Dataset records
_ _ _ _ _ _ _

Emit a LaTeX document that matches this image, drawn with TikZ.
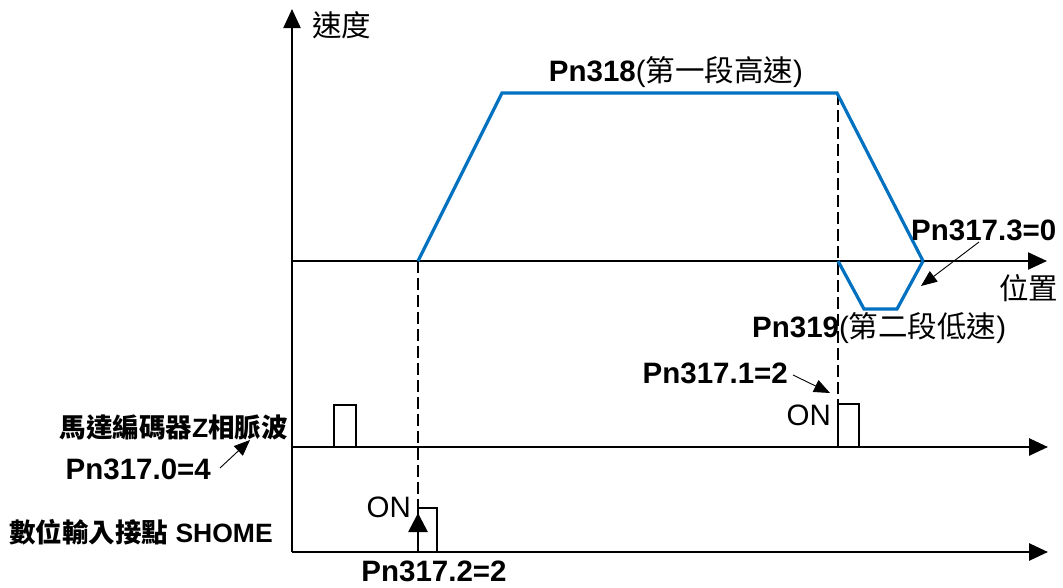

_ _ _ _ _ _ _

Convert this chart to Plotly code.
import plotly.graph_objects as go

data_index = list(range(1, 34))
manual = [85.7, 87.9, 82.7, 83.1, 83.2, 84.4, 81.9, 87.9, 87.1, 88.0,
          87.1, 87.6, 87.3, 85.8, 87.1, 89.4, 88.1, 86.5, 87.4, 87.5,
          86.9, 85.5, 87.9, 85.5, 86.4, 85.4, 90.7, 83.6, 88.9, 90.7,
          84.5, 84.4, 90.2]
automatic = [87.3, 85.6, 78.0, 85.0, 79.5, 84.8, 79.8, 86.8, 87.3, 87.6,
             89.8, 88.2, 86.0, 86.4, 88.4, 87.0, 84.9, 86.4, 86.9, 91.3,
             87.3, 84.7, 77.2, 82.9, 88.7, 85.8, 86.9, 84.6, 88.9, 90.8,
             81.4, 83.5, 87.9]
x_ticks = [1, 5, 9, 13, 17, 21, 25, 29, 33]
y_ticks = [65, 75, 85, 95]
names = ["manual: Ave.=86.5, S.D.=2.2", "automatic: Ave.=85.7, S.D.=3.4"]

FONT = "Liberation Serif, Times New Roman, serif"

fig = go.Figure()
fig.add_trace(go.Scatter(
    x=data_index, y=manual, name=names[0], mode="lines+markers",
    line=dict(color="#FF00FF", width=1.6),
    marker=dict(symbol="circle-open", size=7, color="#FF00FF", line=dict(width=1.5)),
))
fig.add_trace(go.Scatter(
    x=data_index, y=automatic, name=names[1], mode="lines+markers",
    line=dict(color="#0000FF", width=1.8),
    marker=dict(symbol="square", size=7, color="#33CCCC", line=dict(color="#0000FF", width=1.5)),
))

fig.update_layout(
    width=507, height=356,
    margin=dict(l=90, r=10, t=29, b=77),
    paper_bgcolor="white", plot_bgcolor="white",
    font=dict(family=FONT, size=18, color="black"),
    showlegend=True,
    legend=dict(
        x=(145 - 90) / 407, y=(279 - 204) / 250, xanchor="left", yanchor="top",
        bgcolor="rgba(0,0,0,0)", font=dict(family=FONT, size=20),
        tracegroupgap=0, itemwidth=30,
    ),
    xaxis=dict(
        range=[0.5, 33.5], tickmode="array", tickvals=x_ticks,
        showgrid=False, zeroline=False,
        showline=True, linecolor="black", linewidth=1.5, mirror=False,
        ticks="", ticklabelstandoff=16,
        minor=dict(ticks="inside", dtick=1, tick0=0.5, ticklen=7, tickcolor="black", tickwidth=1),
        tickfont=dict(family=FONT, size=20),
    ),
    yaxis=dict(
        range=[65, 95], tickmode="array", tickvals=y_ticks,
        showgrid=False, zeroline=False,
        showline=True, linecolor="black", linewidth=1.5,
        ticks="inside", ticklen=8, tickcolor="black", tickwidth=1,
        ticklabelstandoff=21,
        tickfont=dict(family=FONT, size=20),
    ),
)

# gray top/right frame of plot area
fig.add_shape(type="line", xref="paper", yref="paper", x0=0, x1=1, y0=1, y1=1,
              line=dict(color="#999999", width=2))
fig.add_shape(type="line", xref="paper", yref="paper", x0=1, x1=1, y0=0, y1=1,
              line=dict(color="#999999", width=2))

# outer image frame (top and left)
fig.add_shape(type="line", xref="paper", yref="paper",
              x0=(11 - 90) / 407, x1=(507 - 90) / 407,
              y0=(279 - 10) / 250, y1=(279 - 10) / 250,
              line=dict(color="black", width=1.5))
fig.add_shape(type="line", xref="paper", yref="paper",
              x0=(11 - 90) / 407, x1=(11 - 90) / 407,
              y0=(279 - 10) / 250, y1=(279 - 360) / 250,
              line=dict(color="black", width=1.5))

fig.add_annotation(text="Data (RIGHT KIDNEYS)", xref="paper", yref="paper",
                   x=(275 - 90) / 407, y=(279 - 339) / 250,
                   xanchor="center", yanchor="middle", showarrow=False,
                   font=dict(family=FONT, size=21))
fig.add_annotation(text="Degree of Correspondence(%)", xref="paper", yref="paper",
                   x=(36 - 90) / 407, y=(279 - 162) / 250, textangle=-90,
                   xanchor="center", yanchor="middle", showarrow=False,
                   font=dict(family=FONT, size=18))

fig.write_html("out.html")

_ _ _ _ _ _ _

What is asked
List the lines of the records where "image" occurs.

Solution to the problem
Emit a LaTeX document that matches this image, drawn with TikZ.
# outer image frame (top and left)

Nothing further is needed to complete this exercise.